The bones of the run-and-shoot offense were created in Middletown, Ohio in 1958 by longtime coach Glenn “Tiger” Ellison. The high school had a football team since 1911 and they never once had a losing season. But in 1958, that streak was on the brink. They were halfway through a 10 game season and found themselves sitting 0-4-1.
Ellison was an old school football coach. In his book Run and Shoot Football: Offense of the Future, he says motto was “Hit ‘em so hard and so often with so much that they simply cannot stand up in front of us!” They were a serious, ground-and-pound football team. In 1958 they were running “Woody Hayes’ Pulverising T”, but the results were less than ideal and it was taking its toll on the team. It wasn’t just the losing; it was what the losing was doing to the high school kids - and town - who had only known winning. The excitement was drained.
So, when Ellison created the proto-spread offense, it wasn’t because he was any kind of mad genius tirelessly working on a way to reinvent the game of football. No, he was simply a football coach who saw his kids no longer enjoying the game and wanted to find a way to inject some joy into it. On its face, it’s a simple conceit: how can I make a game fun again? Enter, the Lonesome Polecat formation.
It wasn’t called The Lonesome Polecat at first. Ellison doesn’t say what the original name was. It was Stan Lewis - the line coach - who suggested the name The Lonesome Polecat, “because it stinks.”
The name itself fit with the concept behind its creation. The zones you see above were also created in that spirit: “to purge our football camp of the graveyard seriousness which had crept into every player and every coach.” They may be talking about a route and say “Spring from Hell into the deep Blue.” To further follow the motif of having fun, the Polecat series was always run from no-huddle.

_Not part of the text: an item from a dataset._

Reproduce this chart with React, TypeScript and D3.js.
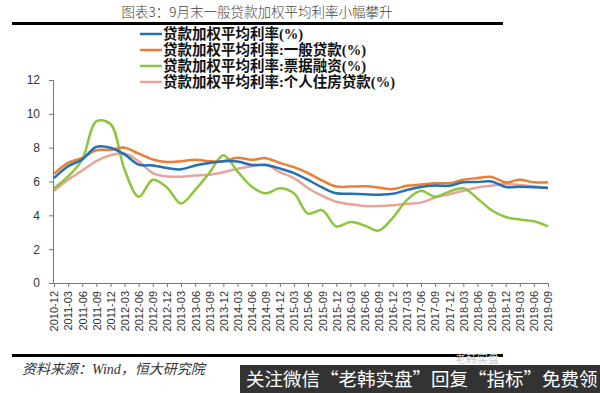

The first play they built was the Dead Polecat.
They’ve essentially got a tunnel screen on the left - which they could switch up to have the outside receiver to that side run if defenses started keying on it - and three routes to the left. The thing that jumps out are all the options. Depending on the position of a player, those routes can branch in any number of directions, and they can afford to do that because the receivers are so spaced out.
And then you get the QB moving and you’re really cooking with gas.
It was this last point that really served to push Ellison forward to the run and shoot offense. By giving the QB the opportunity to scramble and throw on the run, Ellison found that a passer could throw on the run just as well as he could from a set position. To take it even a step further, he believed that throwing on the run was more natural than throwing from a set position.
The Lonesome Polecat was never meant to be the core offense. Ellison himself says that installing this as the base offense would be “a departure into insanity.” But the run and shoot? Now that was sustainable, and something I suspect will look much more familiar than The Lonesome Polecat.
This was the base formation out of which every play was run: “a wide double-slot with the ends 17 yards from the ball but never closer than 6 yards to the sideline and with the interior linemen split 2 feet apart. The wingbacks were 1-3 yards from the tackles and 1 yard behind the line.”
In the early days of the run-and-shoot, defenses wouldn’t split their widest defender out to the widest receivers, driving Ellison to install something he called The Automatic Pass: something that could be seen as a precursor to the RPO.
The signal was simple: if, after giving the signal to set, the receiver was still in a standing position and messing with his facemask, that told the quarterback to throw the automatic pass. He would tap the leg of the center, who would snap the ball. There would be no call, so no one else would move. The ball would be snapped, the quarterback would take a single step back and fire the ball at an angle that would make it impossible for the defender to make a play on. Ellison says that the automatic pass only had one pass deflection in 4 years.
It’s simple geometry, but geometry is how Sid Gillman built a legendary offense that still informs offenses in the modern NFL.
Ellison believed that great passers were made. “The man who sits dreaming of the day Santa Claus will come down the chimney and hand him a great passer ready-made may succeed someday, but his success will be accidental.” He was more concerned with a student in good standing who could move with at least “fair speed” and came eager to play. If he found that kid, the system would take care of the rest.
That’s a lot of information about Tiger Ellison and his run-and-shoot offense. So here’s a quick summary of Ellison and his system. The run-and-shoot offense featured some ideas that fit in perfectly with today’s game:
Completely no-huddle
Based out of spread formation, both for the purposes of creating room for passing and creating light boxes for running
Option routes to take advantage of post-snap defensive movement
“Now” throws depending on pre-snap coverage and defensive alignment, mirroring some RPO ideas
Aggressive on 4th down
Putting his backs in pre-snap motion
Having the blocking up front start exactly the same, making it difficult to determine if the offense was running or passing
Judging a QB more on intelligence and leadership than physical abilities
The original idea behind this post was to tie it in to Mouse Davis, The Air Raid and, ultimately, a play from the Packers win over the Cardinals, but let’s save that for tomorrow. For tonight, I hope you’ve enjoyed this primer on Tiger Ellison: a mad genius who really just wanted to make football fun again.